> [Written request]:
Pull out every line with the word "React".

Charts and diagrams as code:
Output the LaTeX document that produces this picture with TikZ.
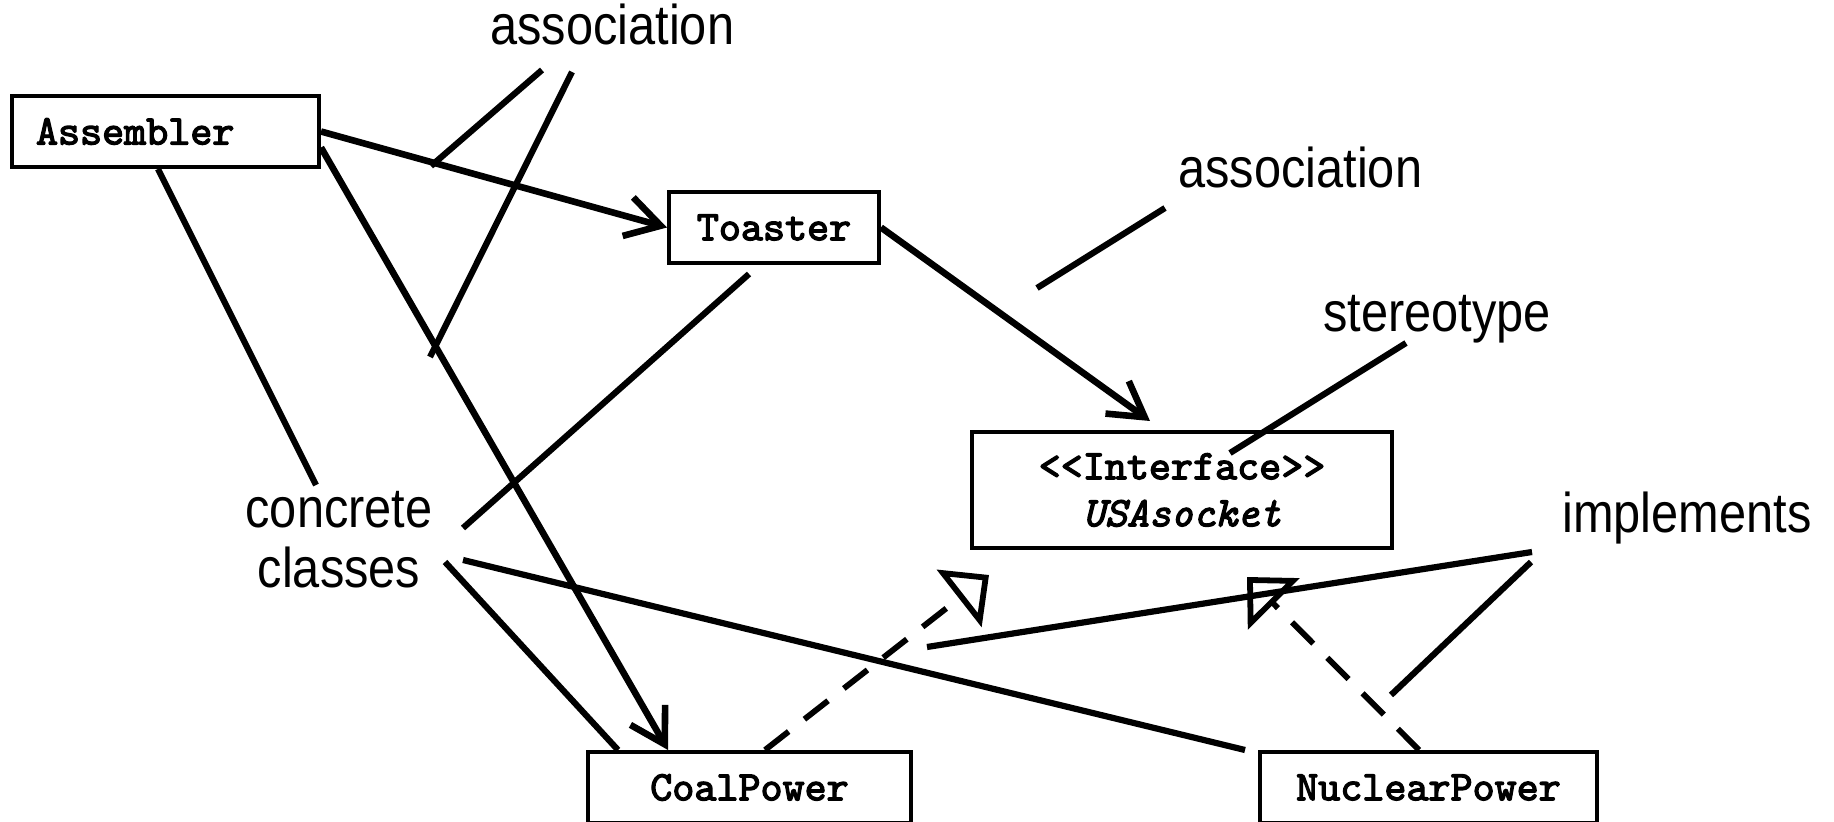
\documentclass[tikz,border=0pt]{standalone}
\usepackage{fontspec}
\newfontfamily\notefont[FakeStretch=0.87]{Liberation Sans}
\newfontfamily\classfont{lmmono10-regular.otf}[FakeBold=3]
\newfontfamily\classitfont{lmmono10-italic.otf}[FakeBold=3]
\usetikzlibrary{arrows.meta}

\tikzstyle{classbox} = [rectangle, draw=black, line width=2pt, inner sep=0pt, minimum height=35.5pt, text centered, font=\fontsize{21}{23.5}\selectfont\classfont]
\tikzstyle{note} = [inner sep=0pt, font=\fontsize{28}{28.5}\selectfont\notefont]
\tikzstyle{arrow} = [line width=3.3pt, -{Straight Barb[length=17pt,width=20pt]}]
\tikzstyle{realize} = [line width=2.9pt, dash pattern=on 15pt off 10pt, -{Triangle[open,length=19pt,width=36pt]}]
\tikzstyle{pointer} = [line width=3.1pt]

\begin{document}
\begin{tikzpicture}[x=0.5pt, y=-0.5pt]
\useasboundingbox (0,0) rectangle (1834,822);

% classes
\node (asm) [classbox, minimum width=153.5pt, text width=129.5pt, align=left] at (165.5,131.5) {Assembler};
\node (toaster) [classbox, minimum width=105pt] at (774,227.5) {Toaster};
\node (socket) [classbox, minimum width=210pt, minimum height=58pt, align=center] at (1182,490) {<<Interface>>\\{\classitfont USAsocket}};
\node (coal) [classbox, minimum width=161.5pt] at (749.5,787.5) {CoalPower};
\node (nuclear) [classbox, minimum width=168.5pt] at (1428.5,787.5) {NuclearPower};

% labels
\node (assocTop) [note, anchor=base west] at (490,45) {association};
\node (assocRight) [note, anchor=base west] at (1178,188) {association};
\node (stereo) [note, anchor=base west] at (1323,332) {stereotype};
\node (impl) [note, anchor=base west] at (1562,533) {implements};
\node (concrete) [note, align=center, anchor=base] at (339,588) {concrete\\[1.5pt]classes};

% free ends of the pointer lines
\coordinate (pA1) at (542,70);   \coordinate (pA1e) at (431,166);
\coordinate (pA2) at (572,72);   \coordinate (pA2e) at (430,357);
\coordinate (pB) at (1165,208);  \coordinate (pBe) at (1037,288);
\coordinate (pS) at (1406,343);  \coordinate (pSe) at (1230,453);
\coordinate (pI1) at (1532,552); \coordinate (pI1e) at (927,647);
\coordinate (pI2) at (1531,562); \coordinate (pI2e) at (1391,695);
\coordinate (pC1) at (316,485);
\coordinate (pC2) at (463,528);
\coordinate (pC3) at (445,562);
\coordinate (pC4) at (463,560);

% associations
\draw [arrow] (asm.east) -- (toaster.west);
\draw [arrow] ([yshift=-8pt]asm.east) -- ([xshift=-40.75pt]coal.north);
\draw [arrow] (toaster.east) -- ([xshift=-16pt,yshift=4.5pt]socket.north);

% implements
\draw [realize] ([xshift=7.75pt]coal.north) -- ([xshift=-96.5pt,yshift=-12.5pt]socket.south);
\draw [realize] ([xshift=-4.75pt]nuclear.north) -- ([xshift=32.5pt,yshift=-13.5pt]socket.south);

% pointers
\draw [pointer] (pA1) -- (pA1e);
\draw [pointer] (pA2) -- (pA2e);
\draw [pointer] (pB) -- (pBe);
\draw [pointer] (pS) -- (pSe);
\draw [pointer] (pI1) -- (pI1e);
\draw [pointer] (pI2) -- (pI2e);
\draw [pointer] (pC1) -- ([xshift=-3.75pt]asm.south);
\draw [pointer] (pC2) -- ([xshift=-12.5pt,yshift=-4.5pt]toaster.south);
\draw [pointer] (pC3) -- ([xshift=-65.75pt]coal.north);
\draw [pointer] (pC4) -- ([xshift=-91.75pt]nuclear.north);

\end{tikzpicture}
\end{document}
---
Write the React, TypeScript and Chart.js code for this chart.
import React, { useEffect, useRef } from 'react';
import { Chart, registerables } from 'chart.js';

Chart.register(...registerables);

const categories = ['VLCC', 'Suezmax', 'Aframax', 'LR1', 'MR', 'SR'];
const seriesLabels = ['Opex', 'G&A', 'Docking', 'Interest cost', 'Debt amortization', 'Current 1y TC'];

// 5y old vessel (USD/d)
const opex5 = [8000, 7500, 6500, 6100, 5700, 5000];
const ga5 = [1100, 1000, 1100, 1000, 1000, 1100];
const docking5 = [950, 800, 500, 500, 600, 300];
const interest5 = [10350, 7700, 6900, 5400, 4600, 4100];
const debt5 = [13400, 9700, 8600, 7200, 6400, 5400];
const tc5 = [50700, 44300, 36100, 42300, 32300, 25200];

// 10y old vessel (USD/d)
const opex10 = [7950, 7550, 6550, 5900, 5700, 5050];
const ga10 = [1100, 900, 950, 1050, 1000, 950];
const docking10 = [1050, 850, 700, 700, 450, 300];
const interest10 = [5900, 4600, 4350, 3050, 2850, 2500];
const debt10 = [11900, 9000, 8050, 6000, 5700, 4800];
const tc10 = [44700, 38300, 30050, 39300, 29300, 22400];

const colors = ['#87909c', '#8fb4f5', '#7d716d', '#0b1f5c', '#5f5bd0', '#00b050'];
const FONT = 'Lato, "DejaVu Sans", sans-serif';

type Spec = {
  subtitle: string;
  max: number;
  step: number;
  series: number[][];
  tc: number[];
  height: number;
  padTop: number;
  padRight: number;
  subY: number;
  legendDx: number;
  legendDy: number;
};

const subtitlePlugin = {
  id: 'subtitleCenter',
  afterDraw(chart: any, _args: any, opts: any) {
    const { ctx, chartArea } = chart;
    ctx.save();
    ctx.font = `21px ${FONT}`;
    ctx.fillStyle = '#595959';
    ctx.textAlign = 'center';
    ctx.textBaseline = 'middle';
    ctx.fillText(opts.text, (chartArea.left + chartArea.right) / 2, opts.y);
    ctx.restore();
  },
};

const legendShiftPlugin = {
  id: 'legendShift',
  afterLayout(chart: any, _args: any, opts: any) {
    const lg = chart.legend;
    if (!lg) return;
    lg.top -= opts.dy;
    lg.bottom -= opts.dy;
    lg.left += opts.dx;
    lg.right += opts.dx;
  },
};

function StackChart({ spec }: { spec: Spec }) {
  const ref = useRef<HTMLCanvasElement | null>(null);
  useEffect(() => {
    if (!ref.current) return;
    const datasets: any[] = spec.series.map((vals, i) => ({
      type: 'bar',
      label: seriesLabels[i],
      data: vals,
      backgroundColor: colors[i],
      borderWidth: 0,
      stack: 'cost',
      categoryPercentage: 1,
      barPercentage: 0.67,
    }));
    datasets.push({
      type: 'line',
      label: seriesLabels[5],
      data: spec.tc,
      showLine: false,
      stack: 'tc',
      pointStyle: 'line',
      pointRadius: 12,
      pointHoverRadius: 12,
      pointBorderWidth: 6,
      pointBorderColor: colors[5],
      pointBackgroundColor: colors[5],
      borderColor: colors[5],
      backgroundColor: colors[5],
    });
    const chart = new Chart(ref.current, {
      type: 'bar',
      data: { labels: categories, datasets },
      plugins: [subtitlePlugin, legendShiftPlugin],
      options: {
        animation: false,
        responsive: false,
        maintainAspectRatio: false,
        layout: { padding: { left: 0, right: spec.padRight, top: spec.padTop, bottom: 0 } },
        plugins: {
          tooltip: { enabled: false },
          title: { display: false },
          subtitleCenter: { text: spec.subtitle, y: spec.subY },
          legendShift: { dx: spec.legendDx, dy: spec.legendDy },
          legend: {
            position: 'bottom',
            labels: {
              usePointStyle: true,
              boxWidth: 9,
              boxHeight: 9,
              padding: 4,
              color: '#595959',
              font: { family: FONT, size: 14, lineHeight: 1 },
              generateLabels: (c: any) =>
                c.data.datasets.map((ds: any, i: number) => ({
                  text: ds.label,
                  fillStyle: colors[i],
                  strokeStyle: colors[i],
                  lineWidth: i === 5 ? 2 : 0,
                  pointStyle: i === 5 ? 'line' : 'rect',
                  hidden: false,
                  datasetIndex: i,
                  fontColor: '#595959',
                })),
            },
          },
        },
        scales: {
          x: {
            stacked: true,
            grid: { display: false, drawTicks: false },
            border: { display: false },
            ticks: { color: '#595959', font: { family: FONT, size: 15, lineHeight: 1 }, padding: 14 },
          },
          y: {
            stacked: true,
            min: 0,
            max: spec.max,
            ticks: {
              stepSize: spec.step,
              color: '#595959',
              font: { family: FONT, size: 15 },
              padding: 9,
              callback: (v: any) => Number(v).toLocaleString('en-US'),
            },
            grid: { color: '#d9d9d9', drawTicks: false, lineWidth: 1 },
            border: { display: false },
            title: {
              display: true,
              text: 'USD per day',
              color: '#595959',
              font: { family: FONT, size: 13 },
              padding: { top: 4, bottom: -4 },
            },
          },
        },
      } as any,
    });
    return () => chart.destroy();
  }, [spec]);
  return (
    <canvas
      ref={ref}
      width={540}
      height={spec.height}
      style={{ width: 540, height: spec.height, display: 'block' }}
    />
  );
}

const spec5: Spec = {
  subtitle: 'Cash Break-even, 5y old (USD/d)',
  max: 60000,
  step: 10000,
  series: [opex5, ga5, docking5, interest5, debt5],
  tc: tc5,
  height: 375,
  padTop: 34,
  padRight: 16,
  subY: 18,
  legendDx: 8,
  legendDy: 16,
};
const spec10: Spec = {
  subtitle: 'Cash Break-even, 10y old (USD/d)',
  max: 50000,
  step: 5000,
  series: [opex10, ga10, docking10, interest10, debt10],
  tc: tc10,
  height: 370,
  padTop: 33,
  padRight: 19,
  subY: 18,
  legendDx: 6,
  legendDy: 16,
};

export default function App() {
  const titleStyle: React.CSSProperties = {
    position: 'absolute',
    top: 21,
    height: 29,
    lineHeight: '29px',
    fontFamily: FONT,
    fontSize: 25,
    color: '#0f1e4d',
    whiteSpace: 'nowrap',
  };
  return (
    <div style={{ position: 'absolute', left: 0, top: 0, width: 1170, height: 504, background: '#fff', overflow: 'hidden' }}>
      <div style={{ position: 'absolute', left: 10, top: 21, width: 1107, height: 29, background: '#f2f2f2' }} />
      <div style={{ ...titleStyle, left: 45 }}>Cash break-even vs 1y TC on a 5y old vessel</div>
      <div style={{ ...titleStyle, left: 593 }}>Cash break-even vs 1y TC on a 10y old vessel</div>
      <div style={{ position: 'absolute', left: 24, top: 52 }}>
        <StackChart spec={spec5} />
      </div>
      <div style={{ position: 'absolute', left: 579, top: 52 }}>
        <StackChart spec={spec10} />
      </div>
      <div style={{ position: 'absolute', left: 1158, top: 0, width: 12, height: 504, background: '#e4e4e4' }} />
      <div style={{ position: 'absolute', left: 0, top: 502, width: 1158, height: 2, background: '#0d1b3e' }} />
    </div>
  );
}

> [Solution for this exercise]:
Write the React, TypeScript and Chart.js code for this chart.
import React, { useEffect, useRef } from 'react';
  const titleStyle: React.CSSProperties = {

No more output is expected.